Some of the brightest, most energetic objects in the Universe are the mystery source of high-energy cosmic neutrinos, new research has confirmed.
A comprehensive analysis has pretty conclusively linked galaxies hosting blazing nuclei known as blazars with these enigmatic particles.
It’s a result that provides a really unexpected solution to a problem that has had astrophysicists scratching their heads for years.
“The results provide, for the first time, incontrovertible observational evidence that the sub-sample of PeVatron blazars are extragalactic neutrino sources and thus cosmic ray accelerators,” said astrophysicist Sara Buson from Julius Maximilian University of Würzburg in Germany.
Neutrinos are weird little things at the best of times. These subatomic particles are ubiquitous and among the most abundant in the Universe.
However, their mass is almost zero, they’re electrically neutral, and they interact very little with anything else in the Universe. To a neutrino, the normal matter of which most of the Universe consists might as well be a shadow; this is why they are known as ghost particles.
We know pretty well where neutrinos – normal neutrinos – come from.
They’re produced by radioactive decay, which is pretty common. Most of the neutrinos we detect at Earth are by-products of nuclear reactions in the Sun, but they can also be produced by supernovae, artificial nuclear reactions, or the interaction between cosmic rays and atoms, for example.
But a special observatory in Antarctica revealed some really bizarre ones.
Although neutrinos don’t interact much with normal matter, every now and again, they do. When they interact with molecules in water atoms, they can produce a very small flash of light.
The IceCube Neutrino Observatory has detectors embedded deep in the Antarctic ice at the south pole that can detect these flashes. These detections can reveal the energy of the neutrino.
In 2012, IceCube detected two neutrinos that were like nothing we’d ever seen. Their energies were on petaelectronvolt (PeV) scales – 100 million times more energetic than supernova neutrinos. And these high-energy neutrinos had come from intergalactic space, source unknown.
We got a hint as to that source in 2018. Because neutrinos don’t interact, they pretty much travel on a straight line through space – so a huge international collaboration of scientists was able to trace a high-energy neutrino back to a blazar.
“It is interesting that there was a general consensus in the astrophysics community that blazars were unlikely to be sources of cosmic rays, and here we are,” University of Wisconsin-Madison physicist Francis Halzen said at the time.
Still, some questions remained about the association between blazars and high-energy neutrinos. So a team of scientists led by Buson did what scientists do: they went a-digging.
They took 7 years’ worth of all-sky neutrino data from IceCube, and painstakingly compared it against a catalog of 3,561 objects that are either confirmed blazars, or highly likely to be.

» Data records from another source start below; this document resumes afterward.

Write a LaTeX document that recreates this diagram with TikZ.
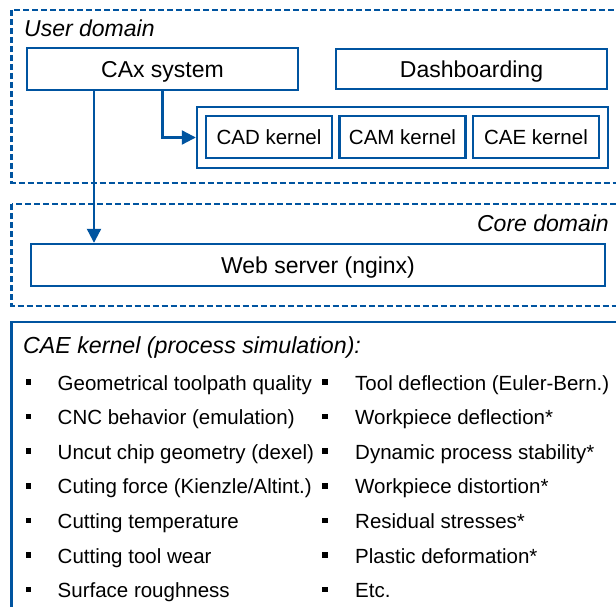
\documentclass[tikz,border=0pt]{standalone}
\usepackage{fontspec}
\setmainfont{Liberation Sans}
\usetikzlibrary{arrows.meta}
\definecolor{kblue}{RGB}{0,84,160}
\begin{document}
\begin{tikzpicture}[x=1pt,y=-1pt,
  frame/.style={draw=kblue,line width=2.4pt},
  dframe/.style={draw=kblue,line width=2.2pt,dash pattern=on 6pt off 3pt},
  bigbox/.style={draw=kblue,line width=2.4pt,inner sep=0pt,font=\fontsize{23}{27}\selectfont,text height=16.5pt,text depth=0pt},
  kbox/.style={draw=kblue,line width=2.4pt,inner sep=0pt,minimum width=126pt,minimum height=42pt,font=\fontsize{20.5}{24}\selectfont,text height=14.7pt,text depth=0pt},
  conn/.style={draw=kblue,line width=2.2pt,-{Triangle[length=14pt,width=14pt]}},
  dlabel/.style={font=\fontsize{23}{27}\selectfont\itshape,inner sep=0pt},
  item/.style={font=\fontsize{20.5}{24}\selectfont,inner sep=0pt,anchor=base west},
  bul/.style={fill=black,inner sep=0pt,minimum size=5.5pt},
]
\useasboundingbox (0,0) rectangle (616,607);
\fill[white] (0,0) rectangle (616,607);
\clip (0,0) rectangle (616,607);

% domains
\draw[dframe] (11.5,10) rectangle (630,183);
\draw[dframe] (11.5,204) rectangle (630,306);
\draw[frame] (11.5,322) rectangle (630,630);

\node[dlabel,anchor=base west] (userlbl) at (24,37) {User domain};
\node[dlabel,anchor=base east] (corelbl) at (609,231) {Core domain};

% user domain boxes
\node[bigbox,minimum width=271pt,minimum height=42pt] (cax) at (162.5,69) {CAx system};
\node[bigbox,minimum width=271pt,minimum height=40pt] (dash) at (471.5,69) {Dashboarding};
\node[frame,inner sep=0pt,minimum width=411pt,minimum height=61pt] (kc) at (402.5,137.5) {};
\node[kbox] (cad) at (269,137) {CAD kernel};
\node[kbox] (cam) at (402.5,137) {CAM kernel};
\node[kbox] (cae) at (536,137) {CAE kernel};

% core domain
\node[bigbox,minimum width=574pt,minimum height=42pt] (web) at (318,265) {Web server (nginx)};

% connectors
\coordinate (sx) at (94,0);
\draw[conn] (cax.south) |- (kc.west);
\draw[conn] (cax.south -| sx) -- (web.north -| sx);

% CAE kernel list
\node[font=\fontsize{23.2}{27}\selectfont\itshape,inner sep=0pt,anchor=base west] (title) at (23,353.5) {CAE kernel (process simulation):};

\foreach \i/\ta/\tb in {
  1/{Geometrical toolpath quality}/{Tool deflection (Euler-Bern.)},
  2/{CNC behavior (emulation)}/{Workpiece deflection*},
  3/{Uncut chip geometry (dexel)}/{Dynamic process stability*},
  4/{Cuting force (Kienzle/Altint.)}/{Workpiece distortion*},
  5/{Cutting temperature}/{Residual stresses*},
  6/{Cutting tool wear}/{Plastic deformation*},
  7/{Surface roughness}/{Etc.}}{
  \pgfmathsetmacro{\yb}{390+34.6*(\i-1)}
  \node[bul] (ba\i) at (28.5,\yb-8) {};
  \node[item] (ta\i) at (57.5,\yb) {\ta};
  \node[bul] (bb\i) at (325,\yb-8) {};
  \node[item] (tb\i) at (355,\yb) {\tb};
}
\end{tikzpicture}
\end{document}
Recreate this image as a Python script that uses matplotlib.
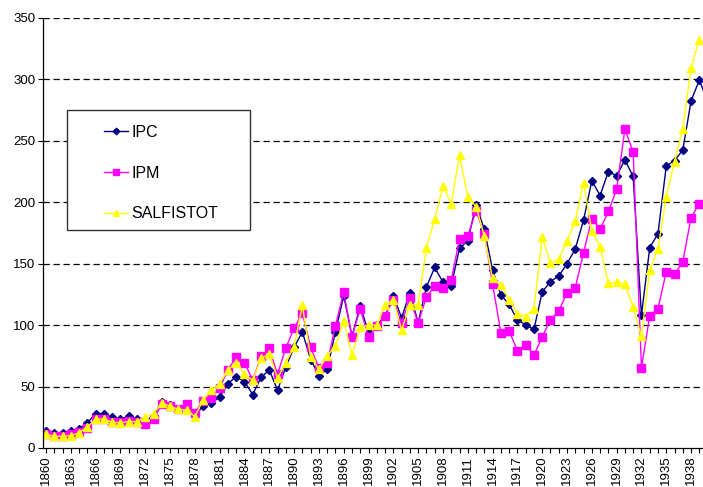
import numpy as np
import matplotlib
matplotlib.use("Agg")
import matplotlib.pyplot as plt
from matplotlib.patches import Rectangle

plt.rcParams['font.family'] = ['Liberation Sans', 'DejaVu Sans']

years = list(range(1860, 1941))

ipc = [13.5, 12.5, 12.5, 13.5, 15.5, 20.5, 28, 28, 25, 23.5, 26, 24, 22.5, 26,
       37.5, 35, 31.5, 33, 26.5, 34, 36.5, 41.5, 52.5, 58, 54, 43.5, 57.5, 63.5, 47, 66,
       82, 94.5, 72, 59, 64, 94.5, 124, 91, 115.5, 94,
       100, 107.5, 124, 106, 126.5, 102, 131, 147, 135, 132,
       162.5, 168.5, 198, 178, 145, 124.5, 117, 104, 100.5, 96.5,
       127, 135.5, 140, 150, 162, 185.5, 217.5, 205.5, 225, 221.5,
       234.5, 221, 108, 163, 174.5, 229.5, 234, 242.5, 282.5, 299.5, 282]

ipm = [11.5, 10, 10, 11, 13, 16.5, 24, 23.5, 21.5, 21, 22, 21.5, 19.5, 23.5,
       35.5, 34, 31.5, 35.5, 28.5, 38.5, 41, 49, 63.5, 74, 69.5, 55, 74.5, 81, 60, 81.5,
       97.5, 110, 82, 65, 69, 99.5, 127, 90.5, 113.5, 90,
       99, 107.5, 120.5, 102, 122, 101.5, 123, 132, 130, 136.5,
       170, 172.5, 193, 174.5, 133.5, 94, 95.5, 79, 84, 75.5,
       90.5, 104.5, 111.5, 126.5, 130.5, 159, 186.5, 178, 192.5, 210.5,
       259.5, 241, 65.5, 107.5, 113.5, 143.5, 141.5, 151.5, 187.5, 199, np.nan]

salfistot = [11, 9.5, 9.5, 10, 12.5, 17, 23.5, 23.5, 21, 20.5, 21.5, 21.5, 25, 28,
             36.5, 34, 31.5, 31, 25.5, 39, 47, 52.5, 63.5, 69.5, 60, 55, 73, 76.5, 57, 69.5,
             82.5, 116, 74, 64, 75, 83, 103.5, 75.5, 98.5, 100,
             100, 116.5, 120.5, 96, 116.5, 116.5, 162.5, 186.5, 213, 199,
             238.5, 204.5, 196.5, 172.5, 138, 132.5, 120.5, 109, 107, 113.5,
             171.5, 150.5, 153.5, 168.5, 185, 216, 176.5, 164, 134, 135,
             133.5, 114.5, 91, 145, 162, 204.5, 233, 260, 309.5, 332.5, np.nan]

labels = ['IPC', 'IPM', 'SALFISTOT']
y_ticks = [0, 50, 100, 150, 200, 250, 300, 350]

W, H = 703, 487
fig = plt.figure(figsize=(W / 100, H / 100), dpi=100)
left, bottom, top = 43, 448, 18
ax = fig.add_axes([left / W, (H - bottom) / H, 1 - left / W, (bottom - top) / H])

styles = [
    dict(color='#000080', marker='D', markersize=4.2),
    dict(color='#FF00FF', marker='s', markersize=5.5),
    dict(color='#FFFF00', marker='^', markersize=6),
]
series = [ipc, ipm, salfistot]
handles = []
for data, st, lab in zip(series, styles, labels):
    h, = ax.plot(years, data, lw=1.0, color=st['color'], marker=st['marker'],
                 markersize=st['markersize'], markerfacecolor=st['color'],
                 markeredgecolor=st['color'], label=lab, clip_on=True)
    handles.append(h)

px_per_year = 8.27
x0 = 1860 - 3 / px_per_year
x1 = 1860 + (W - 46) / px_per_year
ax.set_xlim(x0, x1)
ax.set_ylim(0, 350)

ax.set_yticks(y_ticks)
ax.set_yticklabels([str(v) for v in y_ticks], fontsize=9.5)
for v in y_ticks[1:]:
    ax.axhline(v, color='black', lw=0.9, ls=(0, (5, 3)), zorder=0.5)

ax.set_xticks(years[:-1])
ax.set_xticklabels([str(y) if (y - 1860) % 3 == 0 else '' for y in years[:-1]],
                   rotation=90, fontsize=9.5)
ax.tick_params(axis='x', length=3.5, width=0.8, pad=2)
ax.tick_params(axis='y', length=3.5, width=0.8, pad=2)

for s in ['top', 'right']:
    ax.spines[s].set_visible(False)
for s in ['left', 'bottom']:
    ax.spines[s].set_linewidth(0.9)
    ax.spines[s].set_color('black')

# legend
box = Rectangle((67 / W, 1 - 230 / H), (250 - 67) / W, (230 - 110) / H,
                transform=fig.transFigure, facecolor='white', edgecolor='#333333',
                lw=1.0, zorder=5)
fig.patches.append(box)
leg = fig.legend(handles=handles, labels=labels, loc='upper left',
                 bbox_to_anchor=(96 / W, 1 - 117 / H), frameon=False,
                 fontsize=11.5, labelspacing=1.6, handlelength=1.5,
                 handletextpad=0.2, borderpad=0, markerscale=0.8)
leg.set_zorder(6)

fig.savefig('out.png', dpi=100)
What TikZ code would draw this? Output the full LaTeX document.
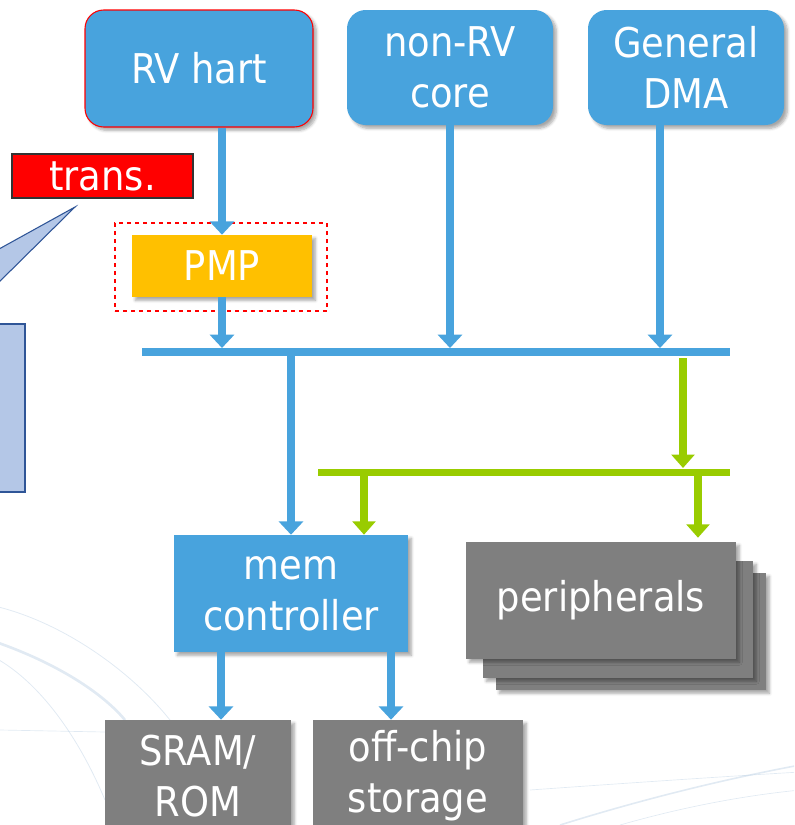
\documentclass[tikz,border=0pt]{standalone}
\usepackage{fontspec}
\setmainfont{DejaVu Sans Condensed}
\usetikzlibrary{arrows.meta,shadows.blur}

\definecolor{cblue}{HTML}{48A3DD}
\definecolor{cgreen}{HTML}{99CC00}
\definecolor{cgray}{HTML}{7F7F7F}
\definecolor{corange}{HTML}{FFC000}
\definecolor{ccall}{HTML}{B4C7E7}
\definecolor{ccallline}{HTML}{2F5597}
\definecolor{cswoosh}{HTML}{9DBBD6}

\tikzset{
  box/.style={fill=#1, text=white, inner sep=0pt, align=center,
    font=\fontsize{30.75pt}{38pt}\selectfont},
  shade box/.style={box=#1, blur shadow={shadow xshift=2.5pt, shadow yshift=-2.5pt,
    shadow blur steps=6, shadow opacity=35}},
  barrow/.style={draw=cblue, line width=6pt,
    -{Triangle[width=18pt,length=10pt]}},
  garrow/.style={draw=cgreen, line width=5.5pt,
    -{Triangle[width=17pt,length=10pt]}},
  tobus/.style={shorten >=3pt},
  swoosh/.style={draw=cswoosh, line width=#1, opacity=0.3},
}

\begin{document}
\begin{tikzpicture}[x=0.75pt,y=-0.75pt]
\useasboundingbox (0,0) rectangle (794,825);
\clip (0,0) rectangle (794,825);

% faint background swooshes
\draw[swoosh=2pt] (-10,640) .. controls (50,660) and (100,690) .. (125,720);
\draw[swoosh=0.6pt] (-10,605) .. controls (60,620) and (130,670) .. (170,720);
\draw[swoosh=0.6pt] (-10,655) .. controls (40,680) and (80,740) .. (105,800);
\draw[swoosh=0.5pt] (0,730) -- (105,732);
\draw[swoosh=1.2pt] (560,825) .. controls (640,800) and (720,780) .. (800,765);
\draw[swoosh=0.5pt] (530,790) .. controls (600,785) and (700,778) .. (800,772);
\draw[swoosh=0.5pt] (620,825) .. controls (690,805) and (750,795) .. (800,790);

% call-out with its pointer
\draw[fill=ccall, draw=ccallline, line width=0.8pt]
  (-20,324) rectangle (25,492);
\draw[fill=ccall, draw=ccallline, line width=0.8pt]
  (75,207) -- (-10,254) -- (-10,291) -- cycle;

% top row of masters
\node[shade box=cblue, draw=red, line width=0.8pt, rounded corners=14pt,
  minimum width=228*0.75pt, minimum height=117*0.75pt] (hart) at (199,68.5) {RV hart};
\node[shade box=cblue, rounded corners=14pt,
  minimum width=206*0.75pt, minimum height=115*0.75pt] (nonrv) at (450,67.5) {non-RV\\core};
\node[shade box=cblue, rounded corners=14pt,
  minimum width=196*0.75pt, minimum height=115*0.75pt] (dma) at (686,67.5) {General\\DMA};

% translation tag
\node[box=red, draw=black!80, line width=0.8pt,
  minimum width=181*0.75pt, minimum height=44*0.75pt] (trans) at (102.5,176) {trans.};

% physical memory protection
\node[draw=red, dashed, line width=0.9pt, minimum width=212*0.75pt,
  minimum height=88*0.75pt] (pmpframe) at (221,267) {};
\node[shade box=corange, minimum width=180*0.75pt,
  minimum height=62*0.75pt] (pmp) at (222,266) {PMP};

% slaves
\node[shade box=cblue, minimum width=234*0.75pt,
  minimum height=117*0.75pt] (mem) at (291,593.5) {mem\\controller};
\node[shade box=cgray, minimum width=270*0.75pt, minimum height=117*0.75pt]
  (per3) at (631,631.5) {};
\node[shade box=cgray, minimum width=270*0.75pt, minimum height=117*0.75pt]
  (per2) at (618,619.5) {};
\node[shade box=cgray, minimum width=270*0.75pt, minimum height=117*0.75pt]
  (per1) at (601,600.5) {peripherals};
\node[shade box=cgray, minimum width=186*0.75pt,
  minimum height=112*0.75pt] (sram) at (198,776) {SRAM/\\ROM};
\node[shade box=cgray, minimum width=210*0.75pt,
  minimum height=112*0.75pt] (offchip) at (418,776) {off-chip\\storage};

% bus end points and tap positions
\coordinate (busL) at (142,352);
\coordinate (busR) at (730,352);
\coordinate (gbusL) at (318,472);
\coordinate (gbusR) at (730,472);
\coordinate (dmatap) at (660,0);
\coordinate (gdrop) at (683,358);
\coordinate (gmem) at (364,0);
\coordinate (gper) at (698,0);
\coordinate (sramtap) at (221,0);
\coordinate (offtap) at (391,0);

% system bus (blue) and peripheral bus (green)
\draw[cblue, line width=8*0.75pt] (busL) -- (busR);
\draw[cgreen, line width=7*0.75pt] (gbusL) -- (gbusR);

% masters onto the system bus
\draw[barrow] (hart.south -| pmp.north) -- (pmp.north);
\draw[barrow, tobus] (pmp.south) -- (pmp.south |- busL);
\draw[barrow, tobus] (nonrv.south) -- (nonrv.south |- busL);
\draw[barrow, tobus] (dma.south -| dmatap) -- (dmatap |- busL);

% system bus down to the memory controller
\draw[barrow] (mem.north |- busL) -- (mem.north);

% bridge to the peripheral bus
\draw[garrow, tobus] (gdrop) -- (gdrop |- gbusL);
\draw[garrow] (gmem |- gbusL) -- (gmem |- mem.north);
\draw[garrow] (gper |- gbusL) -- ([yshift=3pt]gper |- per1.north);

% memory controller to storage
\draw[barrow] (sramtap |- mem.south) -- (sramtap |- sram.north);
\draw[barrow] (offtap |- mem.south) -- (offtap |- offchip.north);
\end{tikzpicture}
\end{document}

They performed positional cross-matching of these catalogs, trying to determine if high-energy neutrinos could be conclusively linked to blazar locations in the sky.
“With this data, we had to prove that the blazars whose directional positions coincided with those of the neutrinos were not there by chance,” explained astrophysicist Andrea Tramacere of the University of Geneva in Switzerland.
“After rolling the dice several times, we discovered that the random association can only exceed that of the real data once in a million trials! This is strong evidence that our associations are correct.”
According to the team’s analysis, the probability of a random occurrence is 0.0000006. This suggests that at least some blazars are capable of producing high-energy neutrinos, which, in turn, helps solve another problem. The origin of high-energy cosmic rays – protons and atomic nuclei that stream through space at close to the speed of light – is also a huge mystery.
According to Buson, high-energy neutrinos are produced exclusively in processes that involve the acceleration of cosmic rays. This means, by inference, that we can now link blazars with cosmic ray acceleration, the team said.
“The accretion process and the rotation of the black hole lead to the formation of relativistic jets, where particles are accelerated and emit radiation up to energies of a thousand billion of that of visible light!” Tramacere said.
“The discovery of the connection between these objects and the cosmic rays may be the ‘Rosetta stone’ of high-energy astrophysics.”
From here, there are several avenues that warrant further exploration. One is to try to discover why some blazars are efficient particle accelerators while others are not. This will help the team work out what the characteristics of a neutrino factory are, and where else in the cosmos we might find them.
In addition, further, more detailed analyses of neutrino data may yield more discoveries about the birthplaces of these peculiar, ghostly particles.
The research has been published in The Astrophysical Journal Letters.